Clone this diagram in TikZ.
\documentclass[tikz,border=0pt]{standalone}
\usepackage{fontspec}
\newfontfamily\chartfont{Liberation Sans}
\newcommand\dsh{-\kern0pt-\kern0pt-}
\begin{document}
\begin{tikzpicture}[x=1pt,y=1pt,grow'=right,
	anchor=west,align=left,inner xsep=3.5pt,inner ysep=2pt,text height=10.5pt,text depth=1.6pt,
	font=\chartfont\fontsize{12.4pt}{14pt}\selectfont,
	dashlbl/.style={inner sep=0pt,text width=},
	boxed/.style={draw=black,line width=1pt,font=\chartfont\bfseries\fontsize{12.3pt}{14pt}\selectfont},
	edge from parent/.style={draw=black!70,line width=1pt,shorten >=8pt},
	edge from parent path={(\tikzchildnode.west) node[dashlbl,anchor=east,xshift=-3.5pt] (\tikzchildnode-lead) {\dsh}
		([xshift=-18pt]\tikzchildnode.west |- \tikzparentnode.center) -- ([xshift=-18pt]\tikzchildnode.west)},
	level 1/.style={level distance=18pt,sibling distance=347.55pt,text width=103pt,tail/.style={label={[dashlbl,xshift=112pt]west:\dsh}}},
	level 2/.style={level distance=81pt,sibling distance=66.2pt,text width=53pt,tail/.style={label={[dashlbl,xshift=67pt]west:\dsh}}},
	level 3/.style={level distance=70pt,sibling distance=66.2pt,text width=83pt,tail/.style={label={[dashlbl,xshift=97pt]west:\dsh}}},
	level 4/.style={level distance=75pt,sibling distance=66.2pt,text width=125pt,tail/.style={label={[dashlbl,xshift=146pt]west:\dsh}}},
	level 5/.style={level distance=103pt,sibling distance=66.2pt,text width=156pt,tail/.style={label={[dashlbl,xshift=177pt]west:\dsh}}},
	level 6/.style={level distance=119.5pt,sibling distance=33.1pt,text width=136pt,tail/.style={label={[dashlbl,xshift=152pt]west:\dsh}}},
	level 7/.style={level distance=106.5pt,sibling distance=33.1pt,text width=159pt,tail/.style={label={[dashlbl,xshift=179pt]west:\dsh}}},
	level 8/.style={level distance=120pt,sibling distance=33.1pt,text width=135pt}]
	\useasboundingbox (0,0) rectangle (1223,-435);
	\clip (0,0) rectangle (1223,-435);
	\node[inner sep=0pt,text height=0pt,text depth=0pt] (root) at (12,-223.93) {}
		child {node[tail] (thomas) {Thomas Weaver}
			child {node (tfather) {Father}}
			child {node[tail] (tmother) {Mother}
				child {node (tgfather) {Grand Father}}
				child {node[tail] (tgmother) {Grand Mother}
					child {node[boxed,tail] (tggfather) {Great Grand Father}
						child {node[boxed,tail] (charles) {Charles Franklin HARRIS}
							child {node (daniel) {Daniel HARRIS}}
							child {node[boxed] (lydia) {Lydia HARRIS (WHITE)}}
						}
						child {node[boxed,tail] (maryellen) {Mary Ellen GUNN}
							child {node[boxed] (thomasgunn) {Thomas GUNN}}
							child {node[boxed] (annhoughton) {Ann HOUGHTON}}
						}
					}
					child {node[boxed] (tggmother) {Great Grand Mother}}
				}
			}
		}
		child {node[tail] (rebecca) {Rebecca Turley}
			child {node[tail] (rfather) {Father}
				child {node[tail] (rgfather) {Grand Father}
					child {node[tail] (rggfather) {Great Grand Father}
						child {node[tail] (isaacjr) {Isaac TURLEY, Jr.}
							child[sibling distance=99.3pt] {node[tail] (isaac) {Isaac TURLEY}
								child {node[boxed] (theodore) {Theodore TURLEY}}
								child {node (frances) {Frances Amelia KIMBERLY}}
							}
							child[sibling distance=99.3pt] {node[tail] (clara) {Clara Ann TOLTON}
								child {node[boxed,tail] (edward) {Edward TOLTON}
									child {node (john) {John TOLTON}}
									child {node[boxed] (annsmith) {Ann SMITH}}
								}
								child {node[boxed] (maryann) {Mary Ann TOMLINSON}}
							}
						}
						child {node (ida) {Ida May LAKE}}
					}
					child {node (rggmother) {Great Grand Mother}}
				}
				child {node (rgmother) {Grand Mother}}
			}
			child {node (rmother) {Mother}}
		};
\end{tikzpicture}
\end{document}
= = = = =
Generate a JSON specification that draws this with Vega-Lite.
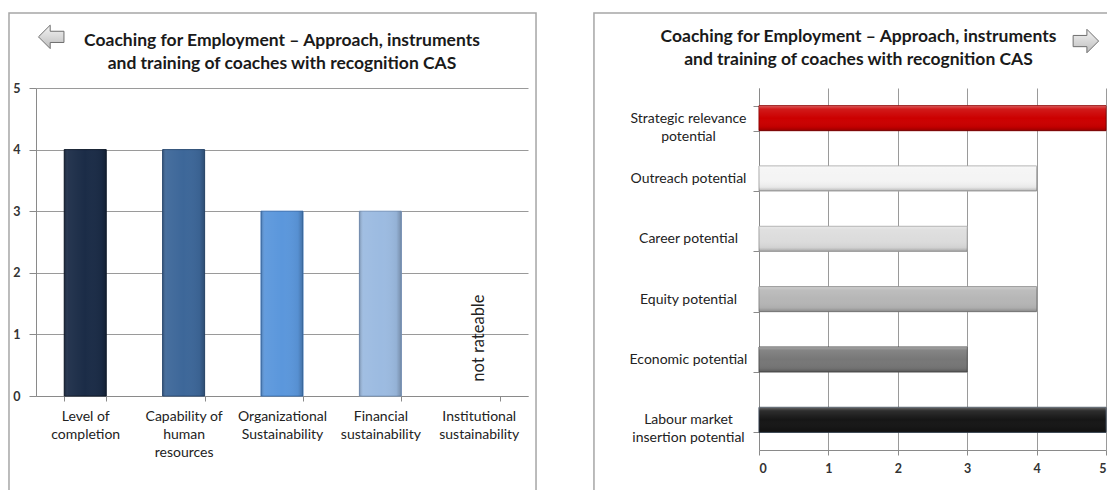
= = = = =
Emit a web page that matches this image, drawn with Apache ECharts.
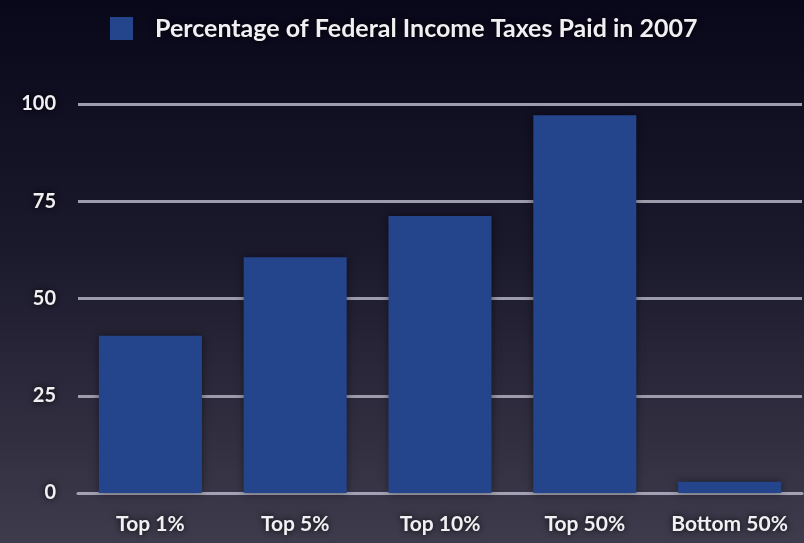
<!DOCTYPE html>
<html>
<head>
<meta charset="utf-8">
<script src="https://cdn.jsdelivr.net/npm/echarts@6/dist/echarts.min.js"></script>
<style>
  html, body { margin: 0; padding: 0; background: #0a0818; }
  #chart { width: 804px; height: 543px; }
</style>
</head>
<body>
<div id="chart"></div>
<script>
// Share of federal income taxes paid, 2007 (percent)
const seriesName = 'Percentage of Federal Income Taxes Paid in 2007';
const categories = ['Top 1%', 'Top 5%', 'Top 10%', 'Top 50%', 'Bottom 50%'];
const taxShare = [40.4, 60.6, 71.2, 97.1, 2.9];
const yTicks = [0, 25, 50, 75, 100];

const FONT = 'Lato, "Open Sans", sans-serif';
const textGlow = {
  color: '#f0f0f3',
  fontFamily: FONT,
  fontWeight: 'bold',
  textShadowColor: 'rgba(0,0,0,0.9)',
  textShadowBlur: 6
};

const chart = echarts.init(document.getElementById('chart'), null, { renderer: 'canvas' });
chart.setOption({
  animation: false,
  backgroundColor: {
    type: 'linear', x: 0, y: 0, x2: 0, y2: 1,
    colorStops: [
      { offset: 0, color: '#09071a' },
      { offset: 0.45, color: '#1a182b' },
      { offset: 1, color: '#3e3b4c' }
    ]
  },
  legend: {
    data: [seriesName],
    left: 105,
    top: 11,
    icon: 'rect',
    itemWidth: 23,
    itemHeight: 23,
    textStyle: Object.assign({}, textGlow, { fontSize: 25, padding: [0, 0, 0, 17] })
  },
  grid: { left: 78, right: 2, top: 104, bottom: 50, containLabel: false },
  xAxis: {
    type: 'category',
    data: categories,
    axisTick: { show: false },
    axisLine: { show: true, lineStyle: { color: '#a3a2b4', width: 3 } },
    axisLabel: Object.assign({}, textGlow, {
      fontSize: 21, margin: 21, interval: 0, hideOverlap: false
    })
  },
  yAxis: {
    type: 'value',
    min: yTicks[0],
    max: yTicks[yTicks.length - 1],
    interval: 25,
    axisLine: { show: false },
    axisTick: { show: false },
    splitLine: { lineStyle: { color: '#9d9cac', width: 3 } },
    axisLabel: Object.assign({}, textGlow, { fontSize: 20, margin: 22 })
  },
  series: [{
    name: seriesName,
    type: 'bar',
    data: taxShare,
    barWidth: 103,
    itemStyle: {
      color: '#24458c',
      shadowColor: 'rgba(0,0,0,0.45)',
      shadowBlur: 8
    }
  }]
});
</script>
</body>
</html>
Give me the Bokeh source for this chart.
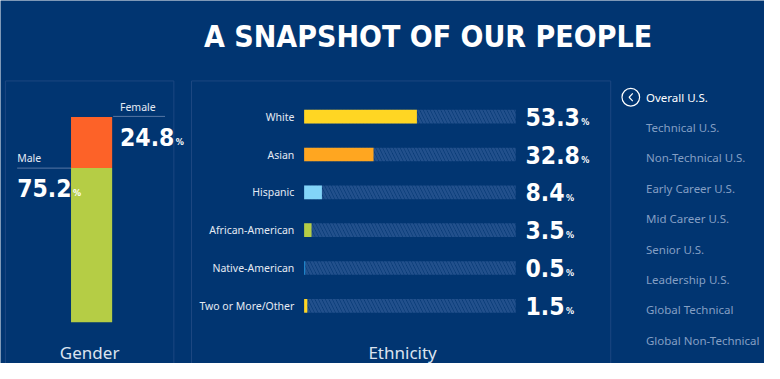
= = = = =
• **EXERCISE BRIEF**: Quote only the lines running from the line with "Emit a web page" to the line with "const yTicks = [0, 25, 50, 75, 100];", ends included, exactly as they appear and without the pictures.

• **WRITTEN ANSWER**:
Emit a web page that matches this image, drawn with Apache ECharts.
<!DOCTYPE html>
<html>
<head>
<meta charset="utf-8">
<script src="https://cdn.jsdelivr.net/npm/echarts@6/dist/echarts.min.js"></script>
<style>
  html, body { margin: 0; padding: 0; background: #0a0818; }
  #chart { width: 804px; height: 543px; }
</style>
</head>
<body>
<div id="chart"></div>
<script>
// Share of federal income taxes paid, 2007 (percent)
const seriesName = 'Percentage of Federal Income Taxes Paid in 2007';
const categories = ['Top 1%', 'Top 5%', 'Top 10%', 'Top 50%', 'Bottom 50%'];
const taxShare = [40.4, 60.6, 71.2, 97.1, 2.9];
const yTicks = [0, 25, 50, 75, 100];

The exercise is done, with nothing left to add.